Montag, 29. April 2024

Archiv

Manipulationsprozess
Italiens Nationaltrainer auf der Anklagebank

Fünf Jahre nach den ersten Verhaftungen von Fußballprofis, die Spiele in der Serie A und Serie B manipuliert hatten, begann am heutigen Vormittag in Cremona der Strafprozess. Angeklagt ist auch Nationaltrainer Antonio Conte.

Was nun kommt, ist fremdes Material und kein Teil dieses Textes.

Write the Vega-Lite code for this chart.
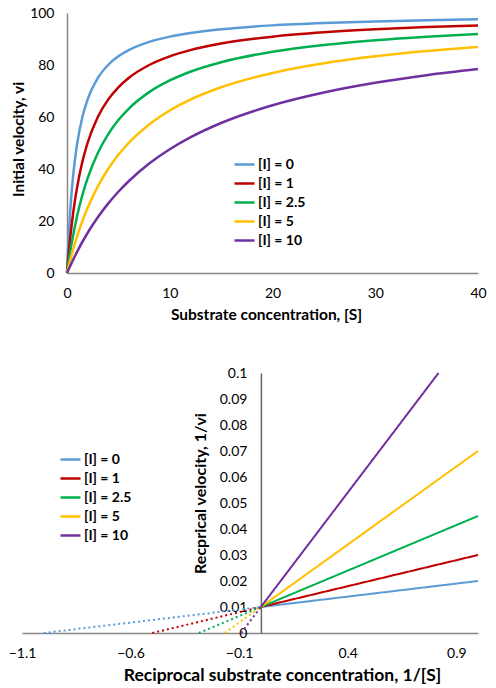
{
  "$schema": "https://vega.github.io/schema/vega-lite/v6.json",
  "padding": {"left": 8, "top": 6, "right": 5, "bottom": 5},
  "spacing": 43,
  "resolve": {"scale": {"color": "independent"}, "legend": {"color": "independent"}},
  "config": {
    "font": "Lato",
    "view": {"stroke": null},
    "axis": {
      "grid": false, "ticks": false, "domainColor": "#888888", "domainWidth": 1.5,
      "labelFont": "Lato", "labelFontSize": 14, "labelColor": "#000000",
      "labelFlush": false, "labelOverlap": false,
      "titleFont": "Lato", "titleFontWeight": "bold", "titleColor": "#000000"
    },
    "legend": {
      "symbolType": "stroke", "symbolSize": 400, "symbolStrokeWidth": 2.5,
      "labelFont": "Lato", "labelFontSize": 14, "labelFontWeight": "bold", "labelColor": "#000000",
      "labelOffset": 2, "rowPadding": -1.7, "padding": 0
    }
  },
  "datasets": {
    "mm": [
      {"i": "[I] = 0", "s": 0, "v": 0}, {"i": "[I] = 0", "s": 0.1, "v": 9.09}, {"i": "[I] = 0", "s": 0.2, "v": 16.67},
      {"i": "[I] = 0", "s": 0.3, "v": 23.08}, {"i": "[I] = 0", "s": 0.5, "v": 33.33}, {"i": "[I] = 0", "s": 0.75, "v": 42.86},
      {"i": "[I] = 0", "s": 1, "v": 50}, {"i": "[I] = 0", "s": 1.5, "v": 60}, {"i": "[I] = 0", "s": 2, "v": 66.67},
      {"i": "[I] = 0", "s": 3, "v": 75}, {"i": "[I] = 0", "s": 4, "v": 80}, {"i": "[I] = 0", "s": 5, "v": 83.33},
      {"i": "[I] = 0", "s": 6, "v": 85.71}, {"i": "[I] = 0", "s": 8, "v": 88.89}, {"i": "[I] = 0", "s": 10, "v": 90.91},
      {"i": "[I] = 0", "s": 12, "v": 92.31}, {"i": "[I] = 0", "s": 15, "v": 93.75}, {"i": "[I] = 0", "s": 20, "v": 95.24},
      {"i": "[I] = 0", "s": 25, "v": 96.15}, {"i": "[I] = 0", "s": 30, "v": 96.77}, {"i": "[I] = 0", "s": 35, "v": 97.22},
      {"i": "[I] = 0", "s": 40, "v": 97.56},
      {"i": "[I] = 1", "s": 0, "v": 0}, {"i": "[I] = 1", "s": 0.1, "v": 4.76}, {"i": "[I] = 1", "s": 0.2, "v": 9.09},
      {"i": "[I] = 1", "s": 0.3, "v": 13.04}, {"i": "[I] = 1", "s": 0.5, "v": 20}, {"i": "[I] = 1", "s": 0.75, "v": 27.27},
      {"i": "[I] = 1", "s": 1, "v": 33.33}, {"i": "[I] = 1", "s": 1.5, "v": 42.86}, {"i": "[I] = 1", "s": 2, "v": 50},
      {"i": "[I] = 1", "s": 3, "v": 60}, {"i": "[I] = 1", "s": 4, "v": 66.67}, {"i": "[I] = 1", "s": 5, "v": 71.43},
      {"i": "[I] = 1", "s": 6, "v": 75}, {"i": "[I] = 1", "s": 8, "v": 80}, {"i": "[I] = 1", "s": 10, "v": 83.33},
      {"i": "[I] = 1", "s": 12, "v": 85.71}, {"i": "[I] = 1", "s": 15, "v": 88.24}, {"i": "[I] = 1", "s": 20, "v": 90.91},
      {"i": "[I] = 1", "s": 25, "v": 92.59}, {"i": "[I] = 1", "s": 30, "v": 93.75}, {"i": "[I] = 1", "s": 35, "v": 94.59},
      {"i": "[I] = 1", "s": 40, "v": 95.24},
      {"i": "[I] = 2.5", "s": 0, "v": 0}, {"i": "[I] = 2.5", "s": 0.2, "v": 5.41}, {"i": "[I] = 2.5", "s": 0.5, "v": 12.5},
      {"i": "[I] = 2.5", "s": 1, "v": 22.22}, {"i": "[I] = 2.5", "s": 1.5, "v": 30}, {"i": "[I] = 2.5", "s": 2, "v": 36.36},
      {"i": "[I] = 2.5", "s": 3, "v": 46.15}, {"i": "[I] = 2.5", "s": 4, "v": 53.33}, {"i": "[I] = 2.5", "s": 5, "v": 58.82},
      {"i": "[I] = 2.5", "s": 6, "v": 63.16}, {"i": "[I] = 2.5", "s": 8, "v": 69.57}, {"i": "[I] = 2.5", "s": 10, "v": 74.07},
      {"i": "[I] = 2.5", "s": 12, "v": 77.42}, {"i": "[I] = 2.5", "s": 15, "v": 81.08}, {"i": "[I] = 2.5", "s": 20, "v": 85.11},
      {"i": "[I] = 2.5", "s": 25, "v": 87.72}, {"i": "[I] = 2.5", "s": 30, "v": 89.55}, {"i": "[I] = 2.5", "s": 35, "v": 90.91},
      {"i": "[I] = 2.5", "s": 40, "v": 91.95},
      {"i": "[I] = 5", "s": 0, "v": 0}, {"i": "[I] = 5", "s": 0.5, "v": 7.69}, {"i": "[I] = 5", "s": 1, "v": 14.29},
      {"i": "[I] = 5", "s": 1.5, "v": 20}, {"i": "[I] = 5", "s": 2, "v": 25}, {"i": "[I] = 5", "s": 3, "v": 33.33},
      {"i": "[I] = 5", "s": 4, "v": 40}, {"i": "[I] = 5", "s": 5, "v": 45.45}, {"i": "[I] = 5", "s": 6, "v": 50},
      {"i": "[I] = 5", "s": 8, "v": 57.14}, {"i": "[I] = 5", "s": 10, "v": 62.5}, {"i": "[I] = 5", "s": 12, "v": 66.67},
      {"i": "[I] = 5", "s": 15, "v": 71.43}, {"i": "[I] = 5", "s": 20, "v": 76.92}, {"i": "[I] = 5", "s": 25, "v": 80.65},
      {"i": "[I] = 5", "s": 30, "v": 83.33}, {"i": "[I] = 5", "s": 35, "v": 85.37}, {"i": "[I] = 5", "s": 40, "v": 86.96},
      {"i": "[I] = 10", "s": 0, "v": 0}, {"i": "[I] = 10", "s": 1, "v": 8.33}, {"i": "[I] = 10", "s": 2, "v": 15.38},
      {"i": "[I] = 10", "s": 3, "v": 21.43}, {"i": "[I] = 10", "s": 4, "v": 26.67}, {"i": "[I] = 10", "s": 5, "v": 31.25},
      {"i": "[I] = 10", "s": 6, "v": 35.29}, {"i": "[I] = 10", "s": 8, "v": 42.11}, {"i": "[I] = 10", "s": 10, "v": 47.62},
      {"i": "[I] = 10", "s": 12, "v": 52.17}, {"i": "[I] = 10", "s": 15, "v": 57.69}, {"i": "[I] = 10", "s": 20, "v": 64.52},
      {"i": "[I] = 10", "s": 25, "v": 69.44}, {"i": "[I] = 10", "s": 30, "v": 73.17}, {"i": "[I] = 10", "s": 35, "v": 76.09},
      {"i": "[I] = 10", "s": 40, "v": 78.43}
    ],
    "lb": [
      {"i": "[I] = 0", "seg": "dotted", "x": -1, "y": 0}, {"i": "[I] = 0", "seg": "dotted", "x": 0, "y": 0.01},
      {"i": "[I] = 0", "seg": "solid", "x": 0, "y": 0.01}, {"i": "[I] = 0", "seg": "solid", "x": 1, "y": 0.02},
      {"i": "[I] = 1", "seg": "dotted", "x": -0.5, "y": 0}, {"i": "[I] = 1", "seg": "dotted", "x": 0, "y": 0.01},
      {"i": "[I] = 1", "seg": "solid", "x": 0, "y": 0.01}, {"i": "[I] = 1", "seg": "solid", "x": 1, "y": 0.03},
      {"i": "[I] = 2.5", "seg": "dotted", "x": -0.2857, "y": 0}, {"i": "[I] = 2.5", "seg": "dotted", "x": 0, "y": 0.01},
      {"i": "[I] = 2.5", "seg": "solid", "x": 0, "y": 0.01}, {"i": "[I] = 2.5", "seg": "solid", "x": 1, "y": 0.045},
      {"i": "[I] = 5", "seg": "dotted", "x": -0.1667, "y": 0}, {"i": "[I] = 5", "seg": "dotted", "x": 0, "y": 0.01},
      {"i": "[I] = 5", "seg": "solid", "x": 0, "y": 0.01}, {"i": "[I] = 5", "seg": "solid", "x": 1, "y": 0.07},
      {"i": "[I] = 10", "seg": "dotted", "x": -0.0909, "y": 0}, {"i": "[I] = 10", "seg": "dotted", "x": 0, "y": 0.01},
      {"i": "[I] = 10", "seg": "solid", "x": 0, "y": 0.01}, {"i": "[I] = 10", "seg": "solid", "x": 0.8182, "y": 0.1}
    ]
  },
  "vconcat": [
    {
      "width": 411, "height": 260,
      "data": {"name": "mm"},
      "mark": {"type": "line", "interpolate": "monotone", "strokeWidth": 2.5},
      "encoding": {
        "x": {"field": "s", "type": "quantitative",
          "scale": {"domain": [0, 40], "nice": false},
          "axis": {"values": [0, 10, 20, 30, 40], "title": "Substrate concentration, [S]", "titleFontSize": 15.5, "labelPadding": 13, "titlePadding": 7, "titleX": 199}},
        "y": {"field": "v", "type": "quantitative",
          "scale": {"domain": [0, 100], "nice": false},
          "axis": {"values": [0, 20, 40, 60, 80, 100], "title": "Initial velocity, vi", "titleFontSize": 15.5, "labelPadding": 13, "titlePadding": 3, "titleY": 126}},
        "color": {"field": "i", "type": "nominal",
          "scale": {"domain": ["[I] = 0", "[I] = 1", "[I] = 2.5", "[I] = 5", "[I] = 10"], "range": ["#5B9BD5", "#C00000", "#00B050", "#FFC000", "#7030A0"]},
          "legend": {"orient": "none", "legendX": 166, "legendY": 140, "title": null}}
      }
    },
    {
      "width": 411, "height": 260,
      "data": {"name": "lb"},
      "mark": {"type": "line", "strokeWidth": 2},
      "encoding": {
        "x": {"field": "x", "type": "quantitative",
          "scale": {"domain": [-1.1, 1.0], "nice": false, "zero": false, "range": [-45, 411]},
          "axis": {"values": [-1.1, -0.6, -0.1, 0.4, 0.9], "title": "Reciprocal substrate concentration, 1/[S]", "titleFontSize": 17.5, "labelPadding": 13, "titlePadding": 6, "titleX": 215}},
        "y": {"field": "y", "type": "quantitative",
          "scale": {"domain": [0, 0.1], "nice": false},
          "axis": {"values": [0, 0.01, 0.02, 0.03, 0.04, 0.05, 0.06, 0.07, 0.08, 0.09, 0.1], "format": "~g", "offset": -193.9, "domainColor": "#666666",
            "title": "Recprical velocity, 1/vi", "titleFontSize": 16, "labelPadding": 14, "titlePadding": 11, "titleY": 120}},
        "color": {"field": "i", "type": "nominal",
          "scale": {"domain": ["[I] = 0", "[I] = 1", "[I] = 2.5", "[I] = 5", "[I] = 10"], "range": ["#5B9BD5", "#C00000", "#00B050", "#FFC000", "#7030A0"]},
          "legend": {"orient": "none", "legendX": -8, "legendY": 75, "title": null}},
        "strokeDash": {"field": "seg", "type": "nominal",
          "scale": {"domain": ["dotted", "solid"], "range": [[2, 3], [1, 0]]}, "legend": null}
      }
    }
  ]
}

Von Tom Mustroph | 18.02.2016
    Antonio Conte, Fußball- Nationaltrainer Italien (12.12.2015)
    Antonio Conte, Fußball- Nationaltrainer Italien (afp / Lionel Bonaventure)
    Eine Armee von Juristen erobert das kleine Cremona. Etwa 150 Anwälte vertreten die 115 Angeklagten im Strafprozess der Spielmanipulationen. Hinzu kommen mehr als 100 Nebenkläger. Wie einst in Palermo bei den großen Verfahren gegen die Cosa Nostra fühlte sich da Anwältin Daniela Pigotti.
    "Das sind hier drei Säle, alle in Videokonferenz miteinander verbunden. Alles ist stark digitalisiert. Das Gericht kommuniziert zeitgleich mit allen Sälen. Das ist",
    "wie bei den großen Mafiaprozessen", fällt ihr ein Kollege ins Wort,
    Pigotti bestätigt: "Wie im Gerichtsbunker."
    Pigotti vertritt den früheren Fußballprofi Vittorio Micolucci. Der packte als einer der wenigen aus - und wurde deshalb bedroht.
    "Viel, ja. Er hat von Anfang an Drohungen erhalten. Ihn musste sogar die Polizei schützen, weil er wichtige Namen genannt hat. Er wurde massiv verfolgt. Und zum Schluss haben ihn sogar die Fans bedroht."
    Ein Leben als Kronzeuge ist nicht einfach, auch im Fußball nicht. Wer schweigt, macht hingegen Karriere. Wie Antonio Conte. Der Trainer der italienischen Fußballnationalmannschaft gehört zu den 115 Angeklagten von Cremona. Das Sportgericht sperrte ihn bereits vier Monate. Jetzt drohen ihm wegen Sportbetrugs bis zu zwei Jahre Haft. Conte hat bislang immer nur das Allernötigste zugegeben. Deshalb durfte er seine Karriere fortsetzen: erst bei Juventus, dann beim Nationalteam.
    Jetzt ist er sich eines besonderen Schutzes sicher. Der Fußballverband FIGC ließ sich bei den meisten Angeklagten als Nebenkläger eintragen - nur bei Conte nicht. Das ist der größte Aufreger des ersten Prozess-Tages. Die Affäre dürfte Italien bis in die EM hinein verfolgen.